As someone who began watching football in 1990, I missed his true peak years, when he was an electric element in a rampant Liverpool team.
As a reader of Shoot!, I was aware that there was a sense that he suffered through not being able to replicate his club form for the national side – as well as taking in the disbelief that, in 1992-93, a player could command £10,000 a week.
At his best on the left wing, in the late 1980s and early 1990s he wore 10 for the Reds and generally 11 for England. It’s often forgotten that a mid-decade renaissance in central midfield earned him quite a few caps under Terry Venables and, after winning the 67th of his 79 caps against Finland in June 1992 (in which he suffered an injury that ruled him out of Euro 92), he didn’t wear 11 for his country again.

In all but two of his remaining starts, he wore 10, while against the USA in 1994 he had number 8, partnering his former Liverpool team-mate Barry Venison in midfield. The outlier is the game away to Turkey in March 1993.
First of all, let’s give Graham Taylor some credit for the ahead-of-its-time 4-2-3-1 formation, even if Paul Gascoigne was not being optimised on the right flank.
Barnes had worn 10 in the previous international, the 6-0 win at home to San Marino, when Les Ferdinand played up front wearing 9, so we can only assume that Ian Wright – number 8 at Arsenal – did not wish to have 9 on his back and Barnes was happy to accommodate him.
England won 2-0 against but would endure disappointing results against the Netherlands, Poland and Norway between then and the summer, damaging their chances of qualifying for the 1994 World Cup in the USA.

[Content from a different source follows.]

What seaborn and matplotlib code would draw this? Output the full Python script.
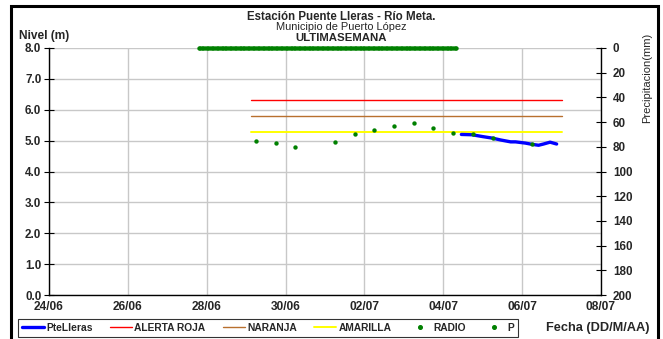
import matplotlib
matplotlib.use("Agg")
import matplotlib.pyplot as plt
import matplotlib.dates as mdates
import seaborn as sns
import pandas as pd
from matplotlib.lines import Line2D
from matplotlib.patches import Rectangle

sns.set_theme(style="white")
plt.rcParams['font.family'] = ['Liberation Sans', 'DejaVu Sans']

# ---------------- data ----------------
x_start = "2024-06-24"
x_end = "2024-07-08"

# PteLleras (automatic station level, m)
ptelleras_times = ["2024-07-04 11:00", "2024-07-04 17:30", "2024-07-05 00:00",
                   "2024-07-05 06:00", "2024-07-05 11:00", "2024-07-05 17:00",
                   "2024-07-05 20:00", "2024-07-06 02:00", "2024-07-06 06:00",
                   "2024-07-06 10:00", "2024-07-06 13:00", "2024-07-06 17:00",
                   "2024-07-06 21:00"]
ptelleras_level = [5.20, 5.19, 5.13, 5.08, 5.02, 4.96, 4.96, 4.92, 4.88,
                   4.85, 4.89, 4.95, 4.89]

# Alert thresholds (m)
threshold_times = ["2024-06-29 03:00", "2024-07-07 00:00"]
alerta_roja = [6.30, 6.30]
naranja = [5.80, 5.80]
amarilla = [5.27, 5.27]

# RADIO readings (m)
radio_times = ["2024-06-29 06:00", "2024-06-29 18:00", "2024-06-30 06:00",
               "2024-07-01 06:00", "2024-07-01 18:00", "2024-07-02 06:00",
               "2024-07-02 18:00", "2024-07-03 06:00", "2024-07-03 18:00",
               "2024-07-04 06:00", "2024-07-04 18:00", "2024-07-05 06:00",
               "2024-07-06 06:00"]
radio_level = [4.99, 4.91, 4.78, 4.96, 5.20, 5.33, 5.48, 5.58, 5.41,
               5.24, 5.20, 5.08, 4.89]

# P precipitation (mm), hourly, all zero
p_times = pd.date_range("2024-06-27 19:00", "2024-07-04 08:00", freq="h")
p_mm = [0.0] * len(p_times)

level_ticks = [0, 1, 2, 3, 4, 5, 6, 7, 8]
precip_ticks = [0, 20, 40, 60, 80, 100, 120, 140, 160, 180, 200]

# ---------------- figure ----------------
W, H = 663, 339
fig = plt.figure(figsize=(W / 100, H / 100), dpi=100)
fig.patch.set_facecolor("white")

L, R, T, B = 49, 601, 48, 295
ax = fig.add_axes([L / W, 1 - B / H, (R - L) / W, (B - T) / H])
ax2 = ax.twinx()

grid_c = "#c8c8c8"

def dt(v):
    return pd.to_datetime(pd.Series(v))

sns.lineplot(x=dt(threshold_times), y=alerta_roja, ax=ax, color="#ff0000", linewidth=1.0)
sns.lineplot(x=dt(threshold_times), y=naranja, ax=ax, color="#b8702e", linewidth=1.0)
sns.lineplot(x=dt(threshold_times), y=amarilla, ax=ax, color="#ffff00", linewidth=1.4)
sns.scatterplot(x=dt(radio_times), y=radio_level, ax=ax, color="#008000", s=10,
                linewidth=0, zorder=4)
sns.lineplot(x=dt(ptelleras_times), y=ptelleras_level, ax=ax, color="#0000ff",
             linewidth=2.4, zorder=3)
sns.scatterplot(x=p_times, y=p_mm, ax=ax2, color="#008000", s=10, linewidth=0,
                zorder=5, clip_on=False)

ax.set_xlim(pd.Timestamp(x_start), pd.Timestamp(x_end))
ax.set_ylim(0, 8)
ax.set_yticks(level_ticks)
ax.set_yticklabels([f"{v:.1f}" for v in level_ticks])
ax.set_xticks(pd.date_range(x_start, x_end, freq="2D"))
ax.xaxis.set_major_formatter(mdates.DateFormatter("%d/%m"))
ax.set_xlabel("")
ax.set_ylabel("")

ax2.set_ylim(200, 0)
ax2.set_yticks(precip_ticks)
ax2.set_ylabel("")

ax.grid(True, color=grid_c, linewidth=1.0)
ax.set_axisbelow(True)

for a in (ax, ax2):
    for s in a.spines.values():
        s.set_visible(False)
ax.spines["left"].set_visible(True)
ax.spines["bottom"].set_visible(True)
ax2.spines["right"].set_visible(True)
for s in (ax.spines["left"], ax.spines["bottom"], ax2.spines["right"]):
    s.set_color("black")
    s.set_linewidth(1.0)

ax.tick_params(axis="y", direction="inout", length=7, width=0.8, color="black",
               pad=2, labelsize=8.4, left=True)
ax.tick_params(axis="x", length=0, pad=4, labelsize=8.6)
ax2.tick_params(axis="y", direction="inout", length=7, width=0.8, color="black",
                pad=5, labelsize=8.4, right=True)
for lab in ax.get_xticklabels() + ax.get_yticklabels() + ax2.get_yticklabels():
    lab.set_fontweight("bold")

# titles
fig.text(341 / W, 1 - 16.5 / H, "Estación Puente Lleras - Río Meta.", ha="center",
         va="center", fontsize=8.3, fontweight="bold")
fig.text(341 / W, 1 - 27.5 / H, "Municipio de Puerto López", ha="center",
         va="center", fontsize=7.9)
fig.text(341 / W, 1 - 38.3 / H, "ULTIMASEMANA", ha="center", va="center",
         fontsize=8.2, fontweight="bold")
fig.text(19 / W, 1 - 36 / H, "Nivel (m)", ha="left", va="center", fontsize=8.6,
         fontweight="bold")
fig.text(647 / W, 1 - 78 / H, "Precipitacion(mm)", ha="center", va="center",
         fontsize=8.0, rotation=90)
fig.text(598 / W, 1 - 328 / H, "Fecha (DD/M/AA)", ha="center", va="center",
         fontsize=9.2, fontweight="bold")

# legend
handles = [
    Line2D([], [], color="#0000ff", lw=2.4),
    Line2D([], [], color="#ff0000", lw=1.0),
    Line2D([], [], color="#b8702e", lw=1.0),
    Line2D([], [], color="#ffff00", lw=1.4),
    Line2D([], [], color="#008000", marker="o", ms=2.6, ls="none"),
    Line2D([], [], color="#008000", marker="o", ms=2.6, ls="none"),
]
labels = ["PteLleras", "ALERTA ROJA", "NARANJA", "AMARILLA", "RADIO", "P"]
leg = fig.legend(handles, labels, loc="center", bbox_to_anchor=(268 / W, 1 - 328 / H),
                 ncol=6, frameon=True, fancybox=False, edgecolor="black",
                 prop=dict(size=7.4, weight="bold"), handlelength=2.1,
                 handletextpad=0.25, columnspacing=1.7, borderpad=0.35,
                 borderaxespad=0)
leg.get_frame().set_linewidth(0.8)

# outer frame
fig.patches.append(Rectangle((11 / W, -0.02), (658 - 11) / W, 1.02 - 6 / H,
                             transform=fig.transFigure, fill=False,
                             edgecolor="black", linewidth=2.2))

fig.savefig("out.png", dpi=100)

England did make it to America in June of 1993 for the US Cup, with Brazil, Germany and the hosts also involved. For that tournament, Ferdinand was given 9 with Barnes 10 and Wright 14 – he would later wear that for West Ham United after leaving Arsenal.
Incidentally, Andy Sinton – normally a wide midfielder – wore 3 against Turkey as he played left-back. His only other start for England after that was the final qualifier, the 7-1 win away to San Marino in November, when he wore 10 with Wright scoring four goals in his favoured 8.
He’s not the only one to have such a combination to his name, though – in fact, there are two others. Trevor Brooking often wore 10 and had 3 as England used an alphabet-based numbering system at the 1982 World Cup – a special prize for anyone who can tell us the only England international other than Sinton and Brooking to wear both 3 and 10 for his country at senior level.